◆ DO THIS
Can you pull out each line of the data below that includes the word "with"?

Charts and diagrams as code:
◇ ◇ ◇

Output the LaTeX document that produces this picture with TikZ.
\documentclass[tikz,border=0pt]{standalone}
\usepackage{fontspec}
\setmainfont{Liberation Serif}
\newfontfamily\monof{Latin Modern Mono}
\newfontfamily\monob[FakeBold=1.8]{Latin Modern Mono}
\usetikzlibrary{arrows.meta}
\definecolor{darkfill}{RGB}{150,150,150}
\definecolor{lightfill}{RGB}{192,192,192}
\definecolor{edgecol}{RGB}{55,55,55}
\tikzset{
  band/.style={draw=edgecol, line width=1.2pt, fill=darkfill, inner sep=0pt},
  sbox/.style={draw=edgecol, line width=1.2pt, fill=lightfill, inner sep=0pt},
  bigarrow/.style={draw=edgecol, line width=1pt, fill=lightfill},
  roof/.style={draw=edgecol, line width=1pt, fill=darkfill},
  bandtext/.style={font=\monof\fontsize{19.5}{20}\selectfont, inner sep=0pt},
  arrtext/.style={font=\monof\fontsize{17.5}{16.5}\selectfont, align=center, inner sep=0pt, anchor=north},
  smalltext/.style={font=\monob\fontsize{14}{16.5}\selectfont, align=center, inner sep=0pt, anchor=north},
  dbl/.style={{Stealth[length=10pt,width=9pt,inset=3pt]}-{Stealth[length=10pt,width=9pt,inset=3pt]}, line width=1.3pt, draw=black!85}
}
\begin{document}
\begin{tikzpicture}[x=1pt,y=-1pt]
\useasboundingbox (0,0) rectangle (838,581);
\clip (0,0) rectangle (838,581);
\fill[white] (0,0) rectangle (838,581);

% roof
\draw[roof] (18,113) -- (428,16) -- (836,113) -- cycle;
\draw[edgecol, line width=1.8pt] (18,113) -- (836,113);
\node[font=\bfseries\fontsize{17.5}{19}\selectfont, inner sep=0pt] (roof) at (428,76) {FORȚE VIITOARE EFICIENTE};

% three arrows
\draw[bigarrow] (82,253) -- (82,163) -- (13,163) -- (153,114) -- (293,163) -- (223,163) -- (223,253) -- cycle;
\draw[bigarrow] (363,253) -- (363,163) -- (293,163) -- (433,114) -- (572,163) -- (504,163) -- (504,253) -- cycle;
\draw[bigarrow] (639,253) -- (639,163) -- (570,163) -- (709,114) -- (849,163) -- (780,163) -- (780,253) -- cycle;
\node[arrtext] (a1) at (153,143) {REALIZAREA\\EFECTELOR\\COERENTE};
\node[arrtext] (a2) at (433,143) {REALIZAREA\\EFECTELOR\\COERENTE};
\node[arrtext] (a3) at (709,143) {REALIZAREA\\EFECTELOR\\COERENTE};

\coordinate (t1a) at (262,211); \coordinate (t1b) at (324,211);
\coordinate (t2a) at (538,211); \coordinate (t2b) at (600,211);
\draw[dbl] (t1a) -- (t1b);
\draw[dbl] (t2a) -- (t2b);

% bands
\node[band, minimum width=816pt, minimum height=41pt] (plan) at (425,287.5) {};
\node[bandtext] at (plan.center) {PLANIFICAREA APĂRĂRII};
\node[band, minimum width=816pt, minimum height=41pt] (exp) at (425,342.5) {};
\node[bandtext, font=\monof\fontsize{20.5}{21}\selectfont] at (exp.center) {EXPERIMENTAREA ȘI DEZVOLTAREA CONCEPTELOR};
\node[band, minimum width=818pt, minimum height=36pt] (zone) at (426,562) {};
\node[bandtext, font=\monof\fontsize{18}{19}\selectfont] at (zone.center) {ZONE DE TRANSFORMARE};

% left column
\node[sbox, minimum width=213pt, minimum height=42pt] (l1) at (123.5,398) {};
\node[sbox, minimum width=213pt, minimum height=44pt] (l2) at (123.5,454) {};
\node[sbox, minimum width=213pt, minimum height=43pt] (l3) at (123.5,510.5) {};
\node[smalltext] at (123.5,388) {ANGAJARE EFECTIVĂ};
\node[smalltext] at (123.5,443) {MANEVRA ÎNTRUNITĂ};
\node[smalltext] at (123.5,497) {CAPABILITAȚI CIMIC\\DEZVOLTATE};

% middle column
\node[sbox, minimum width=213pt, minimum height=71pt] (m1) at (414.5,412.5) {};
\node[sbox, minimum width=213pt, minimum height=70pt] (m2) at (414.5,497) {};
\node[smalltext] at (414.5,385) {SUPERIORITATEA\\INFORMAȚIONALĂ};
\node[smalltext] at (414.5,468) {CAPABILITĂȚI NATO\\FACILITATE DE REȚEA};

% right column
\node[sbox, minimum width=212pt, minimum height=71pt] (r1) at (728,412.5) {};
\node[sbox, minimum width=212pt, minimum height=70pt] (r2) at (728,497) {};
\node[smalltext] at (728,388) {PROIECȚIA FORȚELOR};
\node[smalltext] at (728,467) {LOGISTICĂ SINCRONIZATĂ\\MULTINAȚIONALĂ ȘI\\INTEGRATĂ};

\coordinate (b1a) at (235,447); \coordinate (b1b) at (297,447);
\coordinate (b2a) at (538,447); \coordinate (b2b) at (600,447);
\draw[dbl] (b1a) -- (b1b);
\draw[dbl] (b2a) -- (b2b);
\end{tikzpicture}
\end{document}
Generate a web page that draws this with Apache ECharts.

◇ ◇ ◇

◆ ANSWER FOR THIS EXERCISE
Output the LaTeX document that produces this picture with TikZ.
Generate a web page that draws this with Apache ECharts.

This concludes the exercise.